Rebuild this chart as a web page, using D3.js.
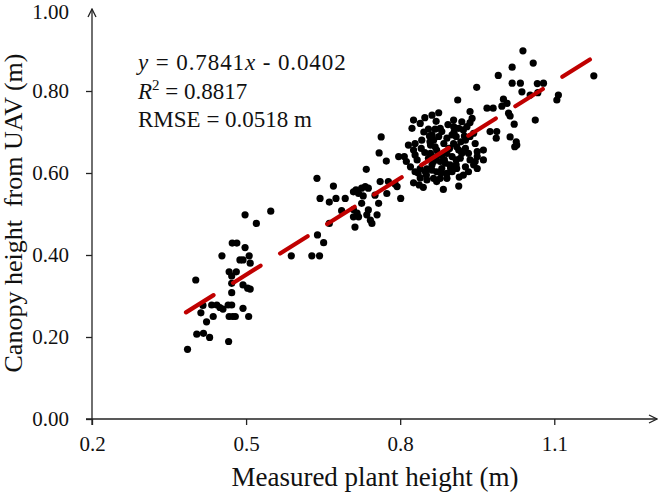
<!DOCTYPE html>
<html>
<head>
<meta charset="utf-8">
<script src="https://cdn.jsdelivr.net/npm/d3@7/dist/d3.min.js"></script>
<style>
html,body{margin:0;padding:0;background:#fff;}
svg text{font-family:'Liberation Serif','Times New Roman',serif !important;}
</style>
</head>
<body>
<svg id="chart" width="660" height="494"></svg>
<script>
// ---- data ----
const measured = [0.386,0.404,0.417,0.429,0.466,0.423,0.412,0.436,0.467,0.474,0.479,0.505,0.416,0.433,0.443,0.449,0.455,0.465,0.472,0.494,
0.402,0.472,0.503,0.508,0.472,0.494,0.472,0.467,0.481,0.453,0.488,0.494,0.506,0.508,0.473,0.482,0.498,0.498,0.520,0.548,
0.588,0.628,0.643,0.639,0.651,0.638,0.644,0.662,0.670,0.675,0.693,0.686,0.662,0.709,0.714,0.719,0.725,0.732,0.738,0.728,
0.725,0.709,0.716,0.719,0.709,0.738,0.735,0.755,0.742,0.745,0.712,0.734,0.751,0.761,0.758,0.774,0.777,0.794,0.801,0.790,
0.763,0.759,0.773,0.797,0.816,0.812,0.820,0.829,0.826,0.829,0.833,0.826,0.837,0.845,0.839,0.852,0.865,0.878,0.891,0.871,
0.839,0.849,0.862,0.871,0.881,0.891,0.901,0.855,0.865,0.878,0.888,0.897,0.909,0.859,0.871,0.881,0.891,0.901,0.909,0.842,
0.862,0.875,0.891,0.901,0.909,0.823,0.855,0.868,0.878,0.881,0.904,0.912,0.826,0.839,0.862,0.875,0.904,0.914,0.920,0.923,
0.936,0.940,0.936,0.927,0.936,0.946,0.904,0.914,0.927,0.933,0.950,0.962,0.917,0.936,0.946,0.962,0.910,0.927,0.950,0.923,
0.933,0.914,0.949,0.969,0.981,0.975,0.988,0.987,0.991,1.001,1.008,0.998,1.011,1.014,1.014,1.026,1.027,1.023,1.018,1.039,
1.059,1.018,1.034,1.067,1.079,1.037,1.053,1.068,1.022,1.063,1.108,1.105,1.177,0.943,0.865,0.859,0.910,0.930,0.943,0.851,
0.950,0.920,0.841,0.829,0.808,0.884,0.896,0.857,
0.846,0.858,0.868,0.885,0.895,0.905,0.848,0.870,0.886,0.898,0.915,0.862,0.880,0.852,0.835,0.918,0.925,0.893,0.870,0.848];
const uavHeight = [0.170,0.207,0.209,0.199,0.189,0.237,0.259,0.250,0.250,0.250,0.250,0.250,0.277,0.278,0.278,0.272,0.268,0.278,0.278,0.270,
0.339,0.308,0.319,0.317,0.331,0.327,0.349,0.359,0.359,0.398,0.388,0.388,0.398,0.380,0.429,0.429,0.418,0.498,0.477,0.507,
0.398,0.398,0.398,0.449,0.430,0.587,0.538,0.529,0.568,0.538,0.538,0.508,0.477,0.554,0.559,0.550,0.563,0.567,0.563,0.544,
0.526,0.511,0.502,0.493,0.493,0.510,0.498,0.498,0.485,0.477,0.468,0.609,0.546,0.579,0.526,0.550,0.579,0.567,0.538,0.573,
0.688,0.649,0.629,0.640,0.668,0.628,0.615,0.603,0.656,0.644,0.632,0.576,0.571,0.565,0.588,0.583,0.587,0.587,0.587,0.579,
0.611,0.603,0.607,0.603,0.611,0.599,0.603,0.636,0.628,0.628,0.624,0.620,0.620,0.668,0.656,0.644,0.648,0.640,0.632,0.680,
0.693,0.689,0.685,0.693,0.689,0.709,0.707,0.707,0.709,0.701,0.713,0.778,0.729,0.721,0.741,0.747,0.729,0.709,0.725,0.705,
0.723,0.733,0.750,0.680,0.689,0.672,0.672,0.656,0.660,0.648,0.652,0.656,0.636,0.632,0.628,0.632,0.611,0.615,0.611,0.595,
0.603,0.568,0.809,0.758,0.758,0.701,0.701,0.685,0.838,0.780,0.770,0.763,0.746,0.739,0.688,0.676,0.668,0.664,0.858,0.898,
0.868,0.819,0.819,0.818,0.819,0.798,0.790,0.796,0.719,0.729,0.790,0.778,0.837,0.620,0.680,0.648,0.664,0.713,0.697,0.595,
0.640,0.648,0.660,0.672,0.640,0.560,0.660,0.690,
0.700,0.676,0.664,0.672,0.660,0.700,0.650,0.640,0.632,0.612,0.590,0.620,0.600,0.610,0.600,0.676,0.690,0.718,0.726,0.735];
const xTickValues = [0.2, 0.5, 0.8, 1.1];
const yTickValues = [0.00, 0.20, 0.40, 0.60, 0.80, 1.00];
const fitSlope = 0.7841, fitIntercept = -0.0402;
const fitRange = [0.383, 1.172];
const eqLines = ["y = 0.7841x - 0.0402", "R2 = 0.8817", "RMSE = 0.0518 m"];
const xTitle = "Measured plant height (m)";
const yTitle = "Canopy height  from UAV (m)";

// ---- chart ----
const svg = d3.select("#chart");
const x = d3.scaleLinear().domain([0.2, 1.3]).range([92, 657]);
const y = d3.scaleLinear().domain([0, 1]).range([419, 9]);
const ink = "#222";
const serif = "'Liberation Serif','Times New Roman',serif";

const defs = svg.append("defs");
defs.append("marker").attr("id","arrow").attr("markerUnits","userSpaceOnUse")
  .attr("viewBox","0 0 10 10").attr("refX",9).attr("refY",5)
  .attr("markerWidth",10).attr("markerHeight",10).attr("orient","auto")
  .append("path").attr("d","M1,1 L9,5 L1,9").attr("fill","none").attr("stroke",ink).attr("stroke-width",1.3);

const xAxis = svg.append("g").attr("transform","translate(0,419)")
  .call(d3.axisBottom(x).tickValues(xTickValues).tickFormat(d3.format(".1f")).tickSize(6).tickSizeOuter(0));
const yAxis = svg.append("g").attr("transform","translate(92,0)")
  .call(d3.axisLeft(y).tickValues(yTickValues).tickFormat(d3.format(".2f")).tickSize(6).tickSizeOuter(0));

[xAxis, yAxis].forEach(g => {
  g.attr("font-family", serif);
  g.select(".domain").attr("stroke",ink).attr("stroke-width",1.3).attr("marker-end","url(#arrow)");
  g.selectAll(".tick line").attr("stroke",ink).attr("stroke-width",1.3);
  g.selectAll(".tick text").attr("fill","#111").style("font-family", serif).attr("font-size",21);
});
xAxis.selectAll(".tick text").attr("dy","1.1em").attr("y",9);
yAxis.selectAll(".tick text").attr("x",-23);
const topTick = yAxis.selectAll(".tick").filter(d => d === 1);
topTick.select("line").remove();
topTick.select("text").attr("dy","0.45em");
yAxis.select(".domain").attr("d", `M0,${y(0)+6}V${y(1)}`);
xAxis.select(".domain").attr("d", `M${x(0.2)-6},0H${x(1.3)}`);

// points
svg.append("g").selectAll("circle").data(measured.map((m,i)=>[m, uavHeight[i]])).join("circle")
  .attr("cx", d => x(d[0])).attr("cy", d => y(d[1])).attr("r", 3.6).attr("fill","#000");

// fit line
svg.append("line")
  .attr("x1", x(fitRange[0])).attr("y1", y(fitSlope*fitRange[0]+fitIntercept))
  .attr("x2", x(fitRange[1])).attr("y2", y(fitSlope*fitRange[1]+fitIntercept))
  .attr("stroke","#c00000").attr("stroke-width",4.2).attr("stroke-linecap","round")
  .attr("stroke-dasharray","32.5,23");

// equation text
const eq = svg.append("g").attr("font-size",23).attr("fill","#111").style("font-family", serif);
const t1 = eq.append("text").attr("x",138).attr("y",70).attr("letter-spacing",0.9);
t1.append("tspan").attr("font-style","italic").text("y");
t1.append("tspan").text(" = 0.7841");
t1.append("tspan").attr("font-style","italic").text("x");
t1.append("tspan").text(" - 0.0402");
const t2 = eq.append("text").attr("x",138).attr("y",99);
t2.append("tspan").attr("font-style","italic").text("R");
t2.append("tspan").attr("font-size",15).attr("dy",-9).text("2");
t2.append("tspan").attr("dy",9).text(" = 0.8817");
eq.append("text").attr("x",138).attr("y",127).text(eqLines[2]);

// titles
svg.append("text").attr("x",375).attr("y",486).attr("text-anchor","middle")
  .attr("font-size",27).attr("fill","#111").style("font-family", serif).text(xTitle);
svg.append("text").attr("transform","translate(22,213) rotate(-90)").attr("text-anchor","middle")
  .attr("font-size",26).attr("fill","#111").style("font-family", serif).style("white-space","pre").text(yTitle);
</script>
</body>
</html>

_ _ _ _ _ _ _

Problem to solve
Which lines contain "chart"? Show each of them.

The answer
Rebuild this chart as a web page, using D3.js.
<svg id="chart" width="660" height="494"></svg>
// ---- chart ----
const svg = d3.select("#chart");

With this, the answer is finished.